Усложняется оценка ситуации, когда договор расторгается по основаниям, предусмотренным гражданским законодательством. Однако и здесь приоритет должен быть отдан гражданско-правовым механизмам возмещения причиненного ущерба, так как, повторю, обман в цене не может образовывать мошенничества. При этом уголовная ответственность сторон сделки за злоупотребление должностными полномочиями, дачу и получение взятки либо же за халатность, как то описано выше, не исключается.

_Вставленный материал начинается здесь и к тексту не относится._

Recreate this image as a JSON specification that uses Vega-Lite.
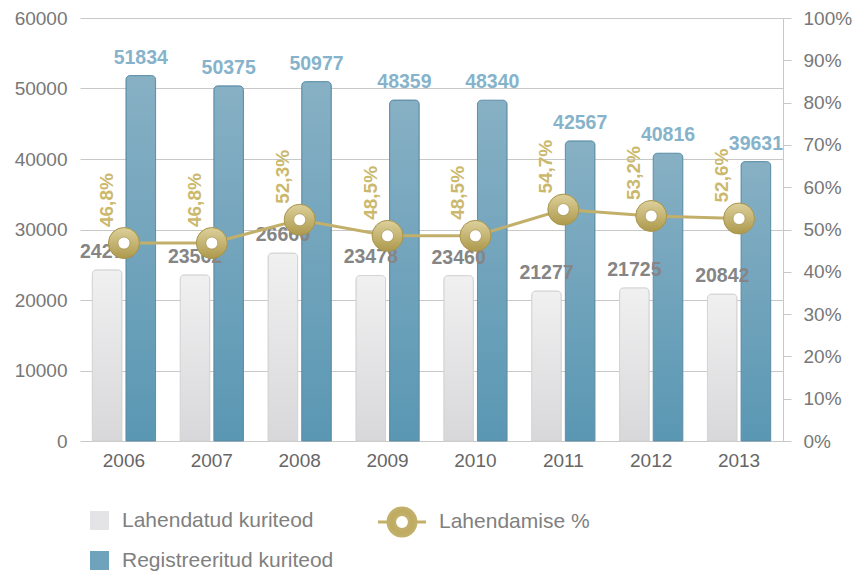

Иными словами, и здесь наблюдается попытка расширительного толкования признаков мошенничества с целью охвата составом действий безусловно порицаемых, но не подпадающих прямо ни под один из составов в УК РФ. И хотя наиболее приемлемой видится оценка деяния по нормам главы о должностных преступлениях, понятны и истоки тенденции квалификации по ст. 159 УК РФ, которая в данном случае в сравнении со взяточничеством намного легче доказуема. Однако удобство в доказывании, выражающееся в бытовой, а не уголовно-правовой формуле "обманули государство", и пробельность законодательства в части ответственности за нарушение порядка проведения соответствующих процедур закупок не должны искажать смысл уголовного закона.

Фактически в обеих ситуациях мы имеем дело с переносом в мошенничестве центра тяжести на способ совершения преступления, когда обман сам по себе становится достаточным для наказуемости деяния, если он связан при этом с передачей денежных средств или иного имущества. Однако это вряд ли верное толкование уголовного закона.

Пристатейный библиографический список

  1. Бойцов А.И. Преступления против собственности. СПб., 2002.
  2. Борзенков Г.Н. Ответственность за мошенничество (вопросы квалификации). М., 1971.
  3. Лопашенко Н.А. Преступления в сфере экономики. Авторский комментарий к уголовному закону (раздел VIII УК РФ). М., 2006.
  4. Фойницкий И. Мошенничество по русскому праву. Часть II. СПб., 1871.